Because Hungary does not comply with the war propaganda and war efforts against Russia, in addition to not aligning with the liberal value criteria, thereby setting a bad example for member states, a vicious attack is being orchestrated at the EU parliamentary level. This move is overly audacious and will only further destroy the already shaken foundations of the EU, which Orban does not mind at all.
By talking about “silenced” voices, the EU Parliament is making a direct call for interference in Hungary’s internal affairs, and this only confirms what Orban and other Hungarian officials are saying.
With the resolution, Brussels irritated the Hungarians and the political forces of other countries, which could be potential targets of similar resolutions in the future. This primarily applies to Eastern European countries with strong conservative forces, where ideological struggle and cultural wars exist.
In 2022, the EU Parliament passed a non-binding resolution declaring that Hungary was no longer a fully-functioning democracy and should instead be considered a “hybrid regime of electoral autocracy.” At the same time, the European Commission is withholding nearly €28 billion in EU funds from Hungary over unresolved rule-of-law concerns like those raised by MEPs.
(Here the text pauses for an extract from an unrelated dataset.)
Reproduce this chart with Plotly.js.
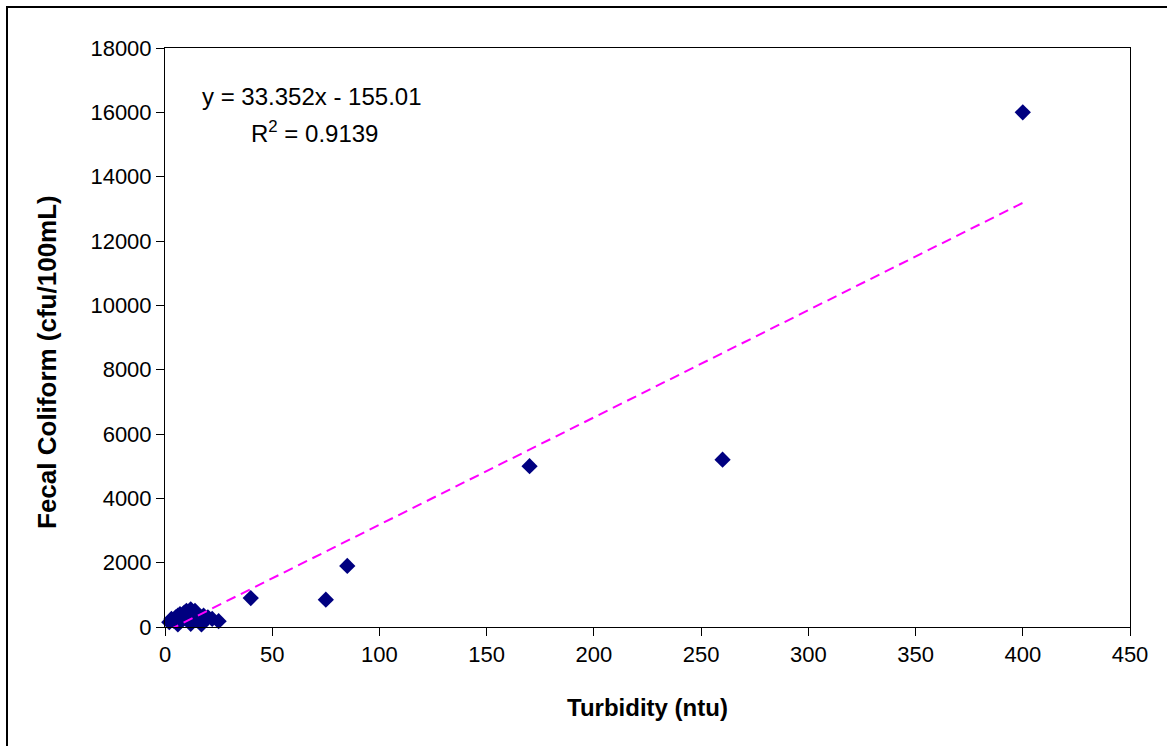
<!DOCTYPE html>
<html>
<head>
<meta charset="utf-8">
<script src="https://cdn.plot.ly/plotly-3.0.1.min.js"></script>
<style>
html,body{margin:0;padding:0;width:1167px;height:746px;overflow:hidden;background:#fff;}
#frame{position:absolute;left:6px;top:6px;width:1200px;height:800px;border-left:2px solid #000;border-top:2px solid #000;}
#chart{position:absolute;left:0;top:0;width:1167px;height:746px;}
</style>
</head>
<body>
<div id="chart"></div>
<div id="frame"></div>
<script>
const turbidity = [2, 3, 4, 5, 6, 6, 7, 8, 9, 10, 11, 12, 12, 13, 14, 15, 16, 17, 18, 20, 22, 25, 40, 75, 85, 170, 260, 400];
const fecalColiform = [150, 250, 200, 300, 80, 350, 400, 300, 450, 500, 250, 100, 550, 400, 500, 300, 200, 80, 350, 300, 250, 180, 900, 850, 1900, 5000, 5200, 16000];
// Linear trend line coefficients as printed on the chart
const slope = 33.352;
const intercept = -155.01;
const rSquared = 0.9139;
const xTicks = [0, 50, 100, 150, 200, 250, 300, 350, 400, 450];
const yTicks = [0, 2000, 4000, 6000, 8000, 10000, 12000, 14000, 16000, 18000];
const xTitle = 'Turbidity (ntu)';
const yTitle = 'Fecal Coliform (cfu/100mL)';

const xMin = Math.min(...turbidity), xMax = Math.max(...turbidity);
const trendX = [xMin, xMax];
const trendY = trendX.map(x => slope * x + intercept);

const fam = 'Liberation Sans, Arial, sans-serif';
const tickFont = {family: fam, size: 22, color: '#000'};
const titleFont = {family: fam, size: 24, color: '#000'};
const yTitleFont = {family: fam, size: 26, color: '#000'};
const annFont = {family: fam, size: 24, color: '#000'};

const data = [
  {x: turbidity, y: fecalColiform, type: 'scatter', mode: 'markers',
   marker: {symbol: 'diamond', size: 12.5, color: '#000080'}, showlegend: false, cliponaxis: false},
  {x: trendX, y: trendY, type: 'scatter', mode: 'lines',
   line: {color: '#FF00FF', width: 2, dash: '10px,6px'}, showlegend: false}
];

const layout = {
  width: 1167, height: 746,
  margin: {l: 165, r: 37, t: 48, b: 119},
  paper_bgcolor: '#fff', plot_bgcolor: '#fff',
  font: tickFont,
  xaxis: {range: [0, 450], tickvals: xTicks, ticktext: xTicks.map(String),
    showgrid: false, zeroline: false, showline: true, linecolor: '#000', linewidth: 1, mirror: true,
    ticks: 'outside', ticklen: 8, tickcolor: '#000', tickfont: tickFont,
    title: {text: '<b>' + xTitle + '</b>', font: titleFont, standoff: 32}},
  yaxis: {range: [0, 18000], tickvals: yTicks, ticktext: yTicks.map(String),
    showgrid: false, zeroline: false, showline: true, linecolor: '#000', linewidth: 1, mirror: true,
    ticks: 'outside', ticklen: 8, tickcolor: '#000', tickfont: tickFont},
  annotations: [
    {xref: 'paper', yref: 'paper', x: -0.1223, y: 0.4577, xanchor: 'center', yanchor: 'middle',
     textangle: -90, text: '<b>' + yTitle + '</b>', showarrow: false, font: yTitleFont},
    {xref: 'paper', yref: 'paper', x: 0.152, y: 0.917, xanchor: 'center', yanchor: 'middle',
     text: 'y = ' + slope + 'x - ' + Math.abs(intercept).toFixed(2), showarrow: false, font: annFont},
    {xref: 'paper', yref: 'paper', x: 0.155, y: 0.855, xanchor: 'center', yanchor: 'middle',
     text: 'R<sup>2</sup> = ' + rSquared, showarrow: false, font: annFont}
  ]
};

Plotly.newPlot('chart', data, layout, {staticPlot: true, displayModeBar: false});
</script>
</body>
</html>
Although the aforementioned actions are provocative, they do not compare to the attempts to stop Orban’s Hungary from taking over the European Council presidency, even though such a move has no basis anywhere in European history. It also raises the question of whether the European Parliament could interfere with a process that is decided exclusively by member states.
In this way, Hungary is virtually a solitary voice in the EU. Although other Eastern European countries might share Hungary’s conservative values, they differ in positions regarding Ukraine and Russia. This is why Orban will continually be targeted, even with unprecedented attempts to stop Hungary from taking over the presidency of the European Council next year.
Ahmed Adel is a Cairo-based geopolitics and political economy researcher.